Foreign Exchange Translation Impacts Sales: Foreign exchange is a major headwind for Abbott due to a considerable percentage of its revenues from outside the United States. The strengthening of the Euro and some other developed market currencies have constantly been hampering the company’s performance in the international markets.
Nutrition Product Recall Impedes Growth: Within Abbott’s Nutrition business, in the fourth quarter, worldwide Nutrition sales were down 5.7% on an organic basis, with an 11.8% slump in Pediatric Nutrition sales. The downside in worldwide Nutrition and Pediatric Nutrition sales can be attributed to a voluntary recall and manufacturing shutdown of certain infant formula products manufactured at one of Abbott's U.S. plants since last February.

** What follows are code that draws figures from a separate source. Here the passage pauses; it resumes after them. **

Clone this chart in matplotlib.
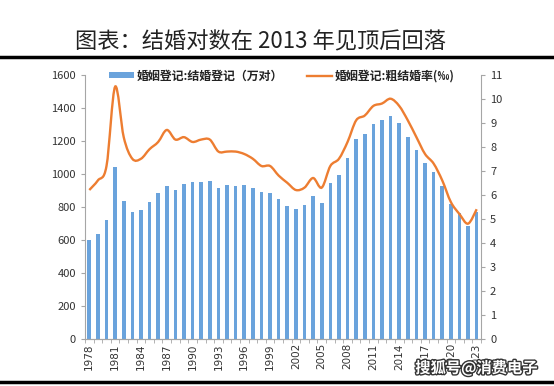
import matplotlib.pyplot as plt
import matplotlib.patheffects as pe
import numpy as np
from matplotlib.path import Path
from matplotlib.patches import PathPatch
from matplotlib.lines import Line2D
from matplotlib.patches import Patch

plt.rcParams['font.family'] = ['Noto Sans CJK SC', 'DejaVu Sans']

years = list(range(1978, 2024))
marriages = [597.8, 637.1, 720.9, 1043.0, 836.2, 767.9, 783.1, 831.3, 884.0, 926.0,
             899.0, 937.0, 951.0, 953.0, 956.0, 913.0, 932.0, 929.0, 934.0, 914.0,
             891.7, 885.3, 848.5, 805.0, 786.0, 811.4, 867.2, 823.1, 945.0, 991.4,
             1098.3, 1212.4, 1241.0, 1302.4, 1323.6, 1346.9, 1306.7, 1224.7, 1142.8, 1063.1,
             1013.9, 927.3, 814.3, 764.3, 683.5, 768.0]
rate = [6.2, 6.6, 7.2, 10.5, 8.4, 7.5, 7.5, 7.9, 8.2, 8.7,
        8.3, 8.4, 8.2, 8.3, 8.3, 7.8, 7.8, 7.8, 7.7, 7.5,
        7.2, 7.2, 6.8, 6.5, 6.2, 6.3, 6.7, 6.3, 7.2, 7.5,
        8.2, 9.1, 9.3, 9.7, 9.8, 10.0, 9.7, 9.1, 8.4, 7.7,
        7.3, 6.6, 5.7, 5.2, 4.8, 5.4]
xtick_years = years[::3]

BAR_COLOR = '#6aa3dc'
LINE_COLOR = '#ed7d31'
AXIS_COLOR = '#a6a6a6'
TEXT_COLOR = '#333333'


def smooth_path(xs, ys, tension=1. / 6):
    """
    Catmull-Rom style bezier path through the data points
    """
    pts = np.column_stack([xs, ys])
    verts = [pts[0]]
    codes = [Path.MOVETO]
    n = len(pts)
    for i in range(n - 1):
        p0 = pts[max(i - 1, 0)]
        p1 = pts[i]
        p2 = pts[i + 1]
        p3 = pts[min(i + 2, n - 1)]
        c1 = p1 + (p2 - p0) * tension
        c2 = p2 - (p3 - p1) * tension
        verts += [c1, c2, p2]
        codes += [Path.CURVE4] * 3
    return Path(verts, codes)


fig = plt.figure(figsize=(5.54, 3.86), dpi=100)
ax = fig.add_axes([0.1534, 0.1218, 0.7148, 0.6847])
ax2 = ax.twinx()

x = np.arange(len(years))
ax.bar(x, marriages, width=0.42, color=BAR_COLOR, zorder=2)
ax.set_xlim(-0.5, len(years) - 0.5)
ax.set_ylim(0, 1600)
ax.set_yticks(range(0, 1601, 200))

ax2.add_patch(PathPatch(smooth_path(x, rate), fill=False, edgecolor=LINE_COLOR,
                        linewidth=1.7, zorder=3))
ax2.set_ylim(0, 11)
ax2.set_yticks(range(0, 12))

ax.set_xticks([years.index(y) for y in xtick_years])
ax.set_xticklabels([str(y) for y in xtick_years], rotation=90, fontsize=7.5,
                   color=TEXT_COLOR, family='DejaVu Sans')
ax.set_xticks(np.arange(-0.5, len(years), 1), minor=True)
ax.tick_params(axis='x', which='major', length=0, pad=3)
ax.tick_params(axis='x', which='minor', length=3, color=AXIS_COLOR)

for a in (ax, ax2):
    a.spines['top'].set_visible(False)
    for s in ('left', 'right', 'bottom'):
        a.spines[s].set_color(AXIS_COLOR)
    a.tick_params(axis='y', labelsize=8, labelcolor=TEXT_COLOR, color=AXIS_COLOR, length=3)
ax.spines['right'].set_visible(False)
ax2.spines['left'].set_visible(False)

handles = [Patch(facecolor=BAR_COLOR), Line2D([], [], color=LINE_COLOR, linewidth=1.7)]
labels = ['婚姻登记:结婚登记（万对）', '婚姻登记:粗结婚率(‰)']
leg = ax2.legend(handles, labels, ncol=2, frameon=False, loc='center',
                 bbox_to_anchor=(0.497, 0.995), fontsize=8.6, handlelength=2.1,
                 handleheight=0.45, columnspacing=2.0, handletextpad=0.25,
                 borderpad=0, borderaxespad=0)
for t in leg.get_texts():
    t.set_fontweight('bold')
    t.set_color('#222222')

fig.text(0.47, 0.891, '图表：结婚对数在 2013 年见顶后回落', ha='center', va='center',
         fontsize=16, color='#222222')
fig.add_artist(Line2D([0, 1], [0.853, 0.853], color='black', linewidth=2.5))
fig.add_artist(Line2D([0, 1], [0.011, 0.011], color='black', linewidth=2.5))

fig.text(0.97, 0.046, '搜狐号@消费电子', ha='right', va='center', fontsize=11,
         color='white', fontweight='bold',
         path_effects=[pe.withStroke(linewidth=2, foreground='#333333')])

fig.savefig('out.png', dpi=100)
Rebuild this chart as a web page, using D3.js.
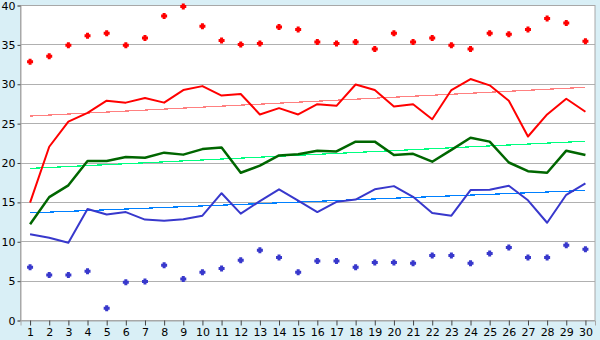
<!DOCTYPE html>
<html>
<head>
<meta charset="utf-8">
<script src="https://cdn.jsdelivr.net/npm/d3@7"></script>
<style>
  body { margin: 0; background: #d9eff6; }
  svg { display: block; }
  text { font-family: "DejaVu Sans", sans-serif; font-size: 11px; fill: #000; }
</style>
</head>
<body>
<svg></svg>
<script>
var width = 600;
var height = 340;

// days of month
var days = d3.range(1, 31);
// absolute max / min (diamonds)
var absMax = [32.8, 33.5, 34.9, 36.1, 36.4, 34.9, 35.8, 38.6, 39.8, 37.3,
  35.5, 35.0, 35.1, 37.2, 36.9, 35.3, 35.1, 35.3, 34.4, 36.4,
  35.3, 35.8, 34.9, 34.4, 36.4, 36.3, 36.9, 38.3, 37.7, 35.4];
var absMin = [6.7, 5.7, 5.7, 6.2, 1.5, 4.8, 4.9, 6.95, 5.2, 6.05,
  6.55, 7.6, 8.85, 7.95, 6.05, 7.5, 7.5, 6.7, 7.3, 7.3,
  7.2, 8.2, 8.2, 7.2, 8.45, 9.2, 7.95, 7.95, 9.5, 9.0];
// average max / mean / average min
var avgMax = [14.9, 22.0, 25.2, 26.3, 27.85, 27.6, 28.2, 27.6, 29.2, 29.7,
  28.5, 28.7, 26.1, 26.9, 26.1, 27.4, 27.2, 29.9, 29.2, 27.1,
  27.4, 25.5, 29.2, 30.6, 29.8, 27.85, 23.3, 26.1, 28.1, 26.45];
var avgMean = [12.15, 15.6, 17.1, 20.2, 20.2, 20.7, 20.6, 21.25, 21.0, 21.7,
  21.9, 18.7, 19.6, 20.9, 21.05, 21.5, 21.4, 22.65, 22.65, 20.95,
  21.1, 20.1, 21.6, 23.15, 22.65, 20.0, 18.9, 18.7, 21.5, 20.95];
var avgMin = [10.9, 10.45, 9.8, 14.1, 13.4, 13.7, 12.75, 12.6, 12.8, 13.25,
  16.1, 13.5, 15.1, 16.6, 15.15, 13.7, 15.0, 15.3, 16.6, 17.0,
  15.65, 13.6, 13.25, 16.5, 16.55, 17.05, 15.2, 12.35, 15.9, 17.35];
// trend lines: [value at day 1, value at day 30]
var trendMax = [25.9, 29.55];
var trendMean = [19.25, 22.7];
var trendMin = [13.6, 16.45];
var yTicks = [0, 5, 10, 15, 20, 25, 30, 35, 40];

var plotLeft = 20.5, plotRight = 595, plotTop = 5, plotBottom = 320;

var svg = d3.select("svg").attr("width", width).attr("height", height);

var x = d3.scalePoint().domain(days).range([plotLeft, plotRight]).padding(0.5);
var y = d3.scaleLinear().domain([0, 40]).range([plotBottom, plotTop]);

// plot background
svg.append("rect")
  .attr("x", plotLeft).attr("y", plotTop)
  .attr("width", plotRight - plotLeft).attr("height", plotBottom - plotTop)
  .attr("fill", "#fff");

// gridlines
svg.append("g").selectAll("line")
  .data(yTicks.slice(1, -1)).enter().append("line")
  .attr("x1", plotLeft).attr("x2", plotRight)
  .attr("y1", function (d) { return Math.round(y(d)) + 0.5; })
  .attr("y2", function (d) { return Math.round(y(d)) + 0.5; })
  .attr("stroke", "#b0b0b0");

// plot border
svg.append("rect")
  .attr("x", plotLeft).attr("y", plotTop + 0.5)
  .attr("width", plotRight - plotLeft).attr("height", plotBottom - plotTop)
  .attr("fill", "none").attr("stroke", "#a8a8a8");

// axes
var yAxis = svg.append("g")
  .attr("transform", "translate(" + plotLeft + ",0.5)")
  .call(d3.axisLeft(y).tickValues(yTicks).tickSize(3).tickPadding(2));
var xAxis = svg.append("g")
  .attr("transform", "translate(0," + (plotBottom + 0.5) + ")")
  .call(d3.axisBottom(x).tickSize(5).tickPadding(3));
[yAxis, xAxis].forEach(function (a) {
  a.select(".domain").attr("stroke", "#a8a8a8");
  a.selectAll(".tick line").attr("stroke", "#444");
  a.selectAll("text").attr("font-family", "DejaVu Sans").attr("font-size", 11).attr("fill", "#000");
});

function trend(vals, color) {
  svg.append("line")
    .attr("x1", x(1)).attr("x2", x(30))
    .attr("y1", y(vals[0])).attr("y2", y(vals[1]))
    .attr("stroke", color).attr("stroke-width", 1.2)
    .attr("shape-rendering", "crispEdges");
}
trend(trendMax, "#ff8080");
trend(trendMean, "#00ff80");
trend(trendMin, "#0080ff");

var line = d3.line()
  .x(function (d, i) { return x(days[i]); })
  .y(function (d) { return y(d); });

function series(vals, color, w) {
  svg.append("path").datum(vals)
    .attr("d", line)
    .attr("fill", "none")
    .attr("stroke", color).attr("stroke-width", w)
    .attr("stroke-linejoin", "round");
}
series(avgMin, "#3838cc", 2);
series(avgMean, "#006600", 2.5);
series(avgMax, "#ff0000", 2);

// small plus-shaped marker
var marker = "M-1.5,-3H1.5V-1.5H3V1.5H1.5V3H-1.5V1.5H-3V-1.5H-1.5Z";
function points(vals, color) {
  svg.append("g").selectAll("path")
    .data(vals).enter().append("path")
    .attr("d", marker)
    .attr("transform", function (d, i) { return "translate(" + x(days[i]) + "," + y(d) + ")"; })
    .attr("fill", color);
}
points(absMax, "#ff0000");
points(absMin, "#3838cc");
</script>
</body>
</html>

Abbott has been witnessing a negative estimate revision trend for 2023. In the past 90 days, the Zacks Consensus Estimate for its earnings has moved 0.5% down to $4.38.
The Zacks Consensus Estimate for the company’s 2023 revenues is pegged at $39.74 billion, suggesting an 8.9% decline from the year-ago quarter’s reported number.
Some better-ranked stocks in the broader medical space are Hologic, Inc. HOLX, Henry Schein, Inc. HSIC and Avanos Medical, Inc. AVNS.
Hologic, carrying a Zacks Rank #2 (Buy) at present, has an estimated long-term growth rate of 15.2%. HOLX’s earnings surpassed the Zacks Consensus Estimate in all the trailing four quarters, the average beat being 30.6%.
You can see the complete list of today’s Zacks #1 Rank (Strong Buy) stocks here.
Hologic has gained 1.7% against the industry’s 17.5% growth in the past year.
Henry Schein, carrying a Zacks Rank #2 at present, has an estimated long-term growth rate of 8.1%. HSIC’s earnings surpassed estimates in three of the trailing four quarters and matched the same in the other, the average beat being 2.9%.
Henry Schein has lost 12.4% compared with the industry’s 10.9% decline over the past year.
Avanos, carrying a Zacks Rank #2 at present, has an estimated growth rate of 1.8% for 2023. AVNS’ earnings surpassed estimates in all the trailing four quarters, the average beat being 11%.
Avanos has lost 13.7% compared with the industry’s 17.5% decline over the past year.